Anlass des Buches waren Arendts persönliche Erfahrungen als Jüdin unter dem Nationalsozialismus: Zunächst saß sie in Berlin in Haft, später in dem berüchtigsten französischen Zwischenlager Gurs. Ihr gelang die Flucht nach Marseille und über die iberische Halbinsel in die USA, wo sie für die deutsch-jüdische Zeitschrift „Der Aufbau“ schrieb, dabei früh Kritik am Nationalsozialismus übte. Nach dem Krieg veröffentlichte Hannah Arendt ihre Überlegungen über den Transformationsprozess im Denken der (West-) Deutschen nach der Diktatur. Laut ihrer These, die Söllner referierte, sei damals im Zeichen des „Wirtschaftswunders“ eine Verdrängungsmentalität verbreitet gewesen: Aufbauarbeit ersetzte Trauer.

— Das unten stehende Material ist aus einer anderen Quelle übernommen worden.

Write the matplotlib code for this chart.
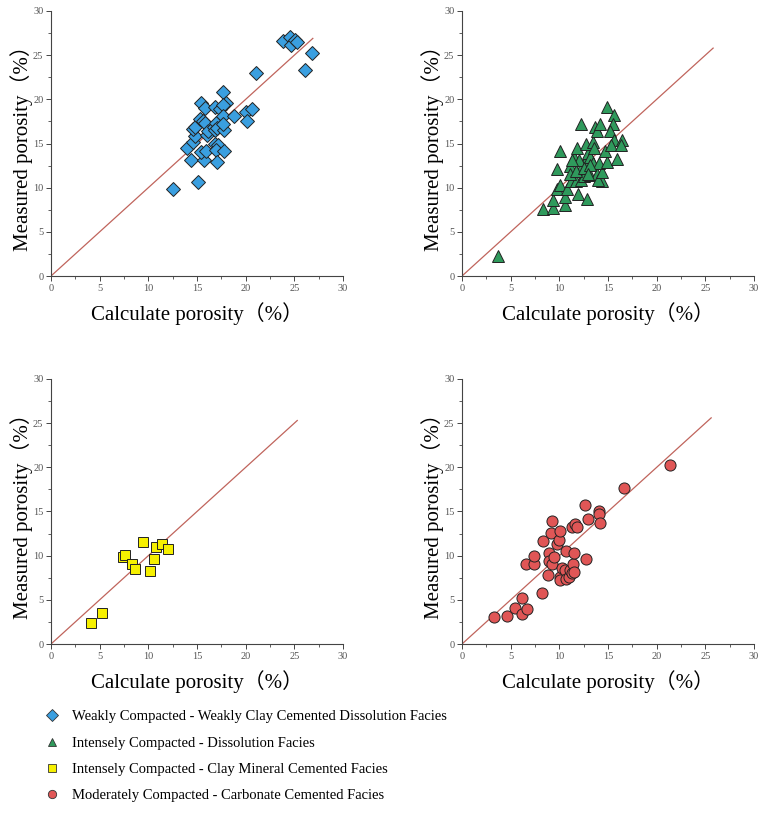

Das bekannteste Buch Arendts ist allerdings „Eichmann in Jerusalem“, in dem die Verfasserin die These von der „Banalität des Bösen“ aufstellte. Sie stellte Adolf Eichmann, den Organisator der Judenvernichtung im Dritten Reich, als „normalen Menschen“ dar, nicht als blutrünstiges Monster, wie die Nationalsozialisten oft beschrieben worden sind. Dieses Buch avancierte sowohl in den USA als auch in Israel und Deutschland zum Skandal. Prof. Söllner betonte, dass sich die Autorin damit „zwischen alle Stühle“ gesetzt habe. Entstanden ist der Band anlässlich des Prozesses gegen Eichmann in Israel. Hannah Arendt berichtete für die US-amerikanische Zeitschrift „New Yorker“ über das Verfahren und trug somit zur Dokumentation des Geschehens im Gerichtssaal bei, ebenso zur juristischen Aufarbeitung der nationalsozialistischen Verbrechen.